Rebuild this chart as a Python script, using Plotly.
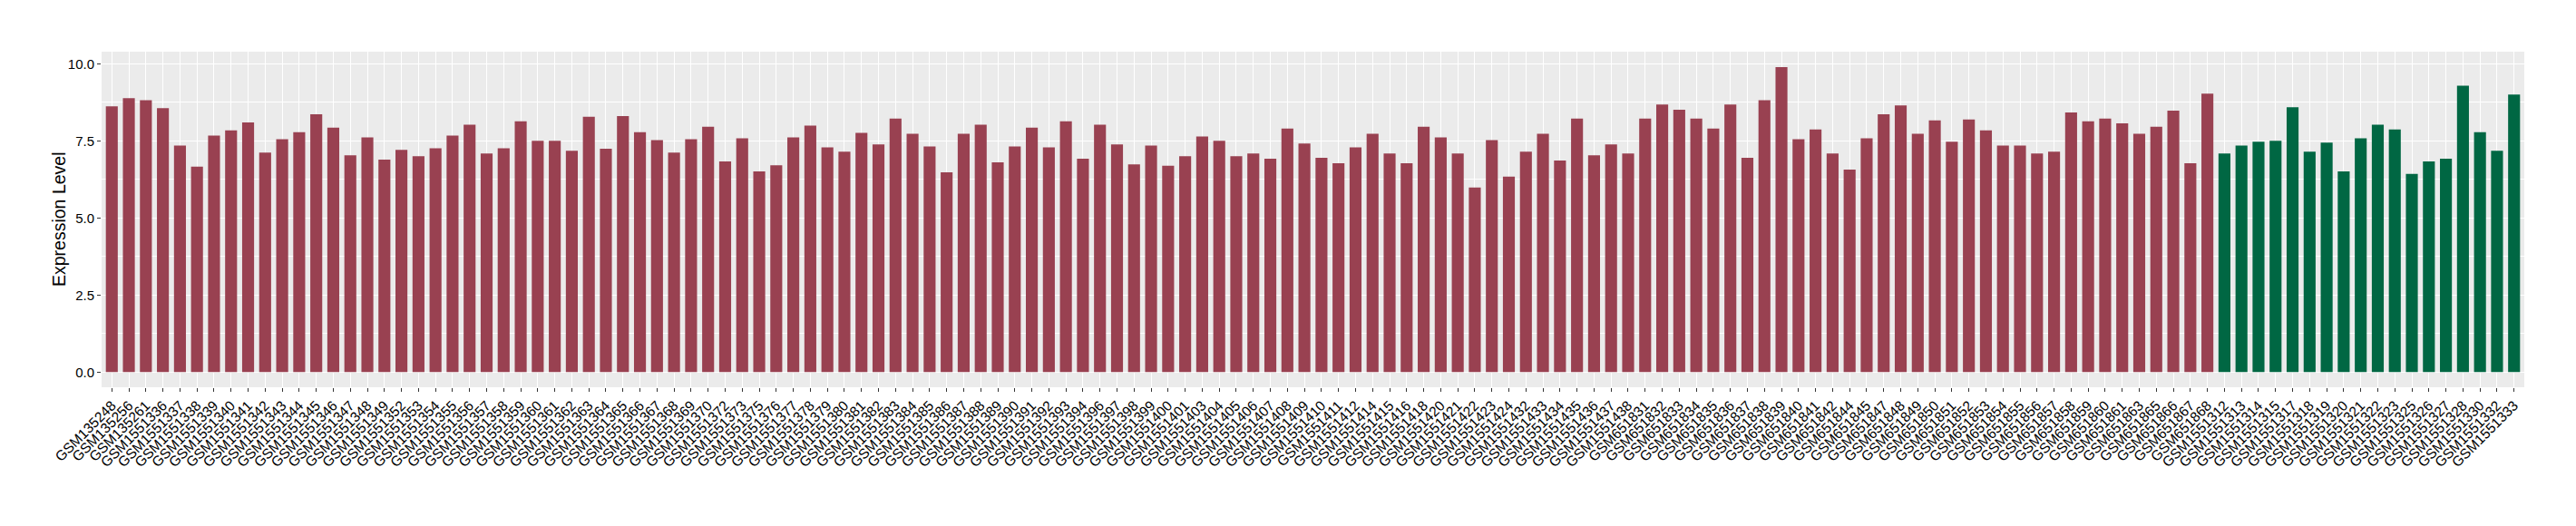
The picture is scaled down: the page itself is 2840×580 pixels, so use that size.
import plotly.graph_objects as go

# ---- data ----
labels_red = [
    "GSM135248", "GSM135256", "GSM135261",
    "GSM1551336", "GSM1551337", "GSM1551338", "GSM1551339", "GSM1551340", "GSM1551341", "GSM1551342",
    "GSM1551343", "GSM1551344", "GSM1551345", "GSM1551346", "GSM1551347", "GSM1551348", "GSM1551349",
    "GSM1551352", "GSM1551353", "GSM1551354", "GSM1551355", "GSM1551356", "GSM1551357", "GSM1551358",
    "GSM1551359", "GSM1551360", "GSM1551361", "GSM1551362", "GSM1551363", "GSM1551364", "GSM1551365",
    "GSM1551366", "GSM1551367", "GSM1551368", "GSM1551369", "GSM1551370", "GSM1551372", "GSM1551373",
    "GSM1551375", "GSM1551376", "GSM1551377", "GSM1551378", "GSM1551379", "GSM1551380", "GSM1551381",
    "GSM1551382", "GSM1551383", "GSM1551384", "GSM1551385", "GSM1551386", "GSM1551387", "GSM1551388",
    "GSM1551389", "GSM1551390", "GSM1551391", "GSM1551392", "GSM1551393", "GSM1551394", "GSM1551396",
    "GSM1551397", "GSM1551398", "GSM1551399", "GSM1551400", "GSM1551401", "GSM1551403", "GSM1551404",
    "GSM1551405", "GSM1551406", "GSM1551407", "GSM1551408", "GSM1551409", "GSM1551410", "GSM1551411",
    "GSM1551412", "GSM1551414", "GSM1551415", "GSM1551416", "GSM1551418", "GSM1551420", "GSM1551421",
    "GSM1551422", "GSM1551423", "GSM1551424", "GSM1551432", "GSM1551433", "GSM1551434", "GSM1551435",
    "GSM1551436", "GSM1551437", "GSM1551438",
    "GSM651831", "GSM651832", "GSM651833", "GSM651834", "GSM651835", "GSM651836", "GSM651837",
    "GSM651838", "GSM651839", "GSM651840", "GSM651841", "GSM651842", "GSM651844", "GSM651845",
    "GSM651847", "GSM651848", "GSM651849", "GSM651850", "GSM651851", "GSM651852", "GSM651853",
    "GSM651854", "GSM651855", "GSM651856", "GSM651857", "GSM651858", "GSM651859", "GSM651860",
    "GSM651861", "GSM651863", "GSM651865", "GSM651866", "GSM651867", "GSM651868",
]
values_red = [
    8.62, 8.88, 8.82, 8.56, 7.35, 6.66, 7.67, 7.84, 8.10, 7.12,
    7.55, 7.78, 8.36, 7.93, 7.03, 7.61, 6.89, 7.21, 7.00, 7.26,
    7.67, 8.02, 7.09, 7.26, 8.13, 7.50, 7.50, 7.18, 8.28, 7.24,
    8.30, 7.78, 7.52, 7.12, 7.55, 7.96, 6.83, 7.58, 6.51, 6.71,
    7.61, 7.99, 7.29, 7.15, 7.76, 7.38, 8.22, 7.73, 7.32, 6.48,
    7.73, 8.02, 6.80, 7.32, 7.93, 7.29, 8.13, 6.92, 8.02, 7.38,
    6.74, 7.35, 6.69, 7.00, 7.64, 7.50, 7.00, 7.09, 6.92, 7.90,
    7.41, 6.95, 6.77, 7.29, 7.73, 7.09, 6.77, 7.96, 7.61, 7.09,
    5.99, 7.52, 6.34, 7.15, 7.73, 6.86, 8.22, 7.03, 7.38, 7.09,
    8.22, 8.68, 8.51, 8.22, 7.90, 8.68, 6.95, 8.82, 9.89, 7.55,
    7.87, 7.09, 6.57, 7.58, 8.36, 8.65, 7.73, 8.16, 7.47, 8.19,
    7.84, 7.35, 7.35, 7.09, 7.15, 8.42, 8.13, 8.22, 8.07, 7.73,
    7.96, 8.48, 6.77, 9.03,
]
labels_green = [
    "GSM1551312", "GSM1551313", "GSM1551314", "GSM1551315", "GSM1551317", "GSM1551318",
    "GSM1551319", "GSM1551320", "GSM1551321", "GSM1551322", "GSM1551323", "GSM1551325",
    "GSM1551326", "GSM1551327", "GSM1551328", "GSM1551330", "GSM1551332", "GSM1551333",
]
values_green = [
    7.09, 7.35, 7.47, 7.50, 8.59, 7.15, 7.44, 6.51, 7.58,
    8.02, 7.87, 6.43, 6.83, 6.92, 9.29, 7.78, 7.18, 9.00,
]
y_ticks = [0.0, 2.5, 5.0, 7.5, 10.0]
y_title = "Expression Level"

RED = "#994151"
GREEN = "#006743"
FONT = "Liberation Sans, Arial, Helvetica, sans-serif"

all_labels = labels_red + labels_green

fig = go.Figure()
fig.add_trace(go.Bar(x=labels_red, y=values_red, marker=dict(color=RED, line=dict(width=0)),
                     showlegend=False))
fig.add_trace(go.Bar(x=labels_green, y=values_green, marker=dict(color=GREEN, line=dict(width=0)),
                     showlegend=False))

# page body has an 8px default margin; sizes compensate for it
fig.update_layout(
    width=2824, height=564, autosize=False,
    margin=dict(l=104, r=49, t=49, b=145, autoexpand=False),
    paper_bgcolor="white", plot_bgcolor="#EBEBEB",
    bargap=0.3, barmode="overlay",
    font=dict(family=FONT, color="black"),
)
fig.add_annotation(
    text=y_title, xref="paper", yref="paper", x=0, y=0.5, xshift=-47,
    xanchor="center", yanchor="middle", textangle=-90, showarrow=False,
    font=dict(size=19.5, color="black", family=FONT),
)
fig.update_xaxes(
    type="category", categoryorder="array", categoryarray=all_labels,
    range=[-0.6, len(all_labels) - 0.4],
    tickmode="linear", tick0=0, dtick=1,
    showgrid=True, gridcolor="white", gridwidth=1.3,
    ticks="outside", ticklen=4, tickwidth=1, tickcolor="#333333",
    tickangle=-45, tickfont=dict(size=15.5, color="black", family=FONT),
    showline=False, zeroline=False, automargin=False,
)
fig.update_yaxes(
    range=[-0.49, 10.39],
    tickvals=y_ticks, ticktext=[f"{v:.1f}" for v in y_ticks],
    showgrid=True, gridcolor="white", gridwidth=1.3,
    minor=dict(tickvals=[1.25, 3.75, 6.25, 8.75], showgrid=True, gridcolor="white",
               gridwidth=0.7, ticks=""),
    ticks="outside", ticklen=4, tickwidth=1, tickcolor="#333333",
    tickfont=dict(size=15, color="black", family=FONT),
    showline=False, zeroline=False, automargin=False,
)

fig.write_html("out.html")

**Task goal**
Using the data above, reproduce exactly the lines from the line that contains "The picture is" through the line that contains "import plotly.graph_objects as go", including both.

**Answer to the problem**
The picture is scaled down: the page itself is 2840×580 pixels, so use that size.
import plotly.graph_objects as go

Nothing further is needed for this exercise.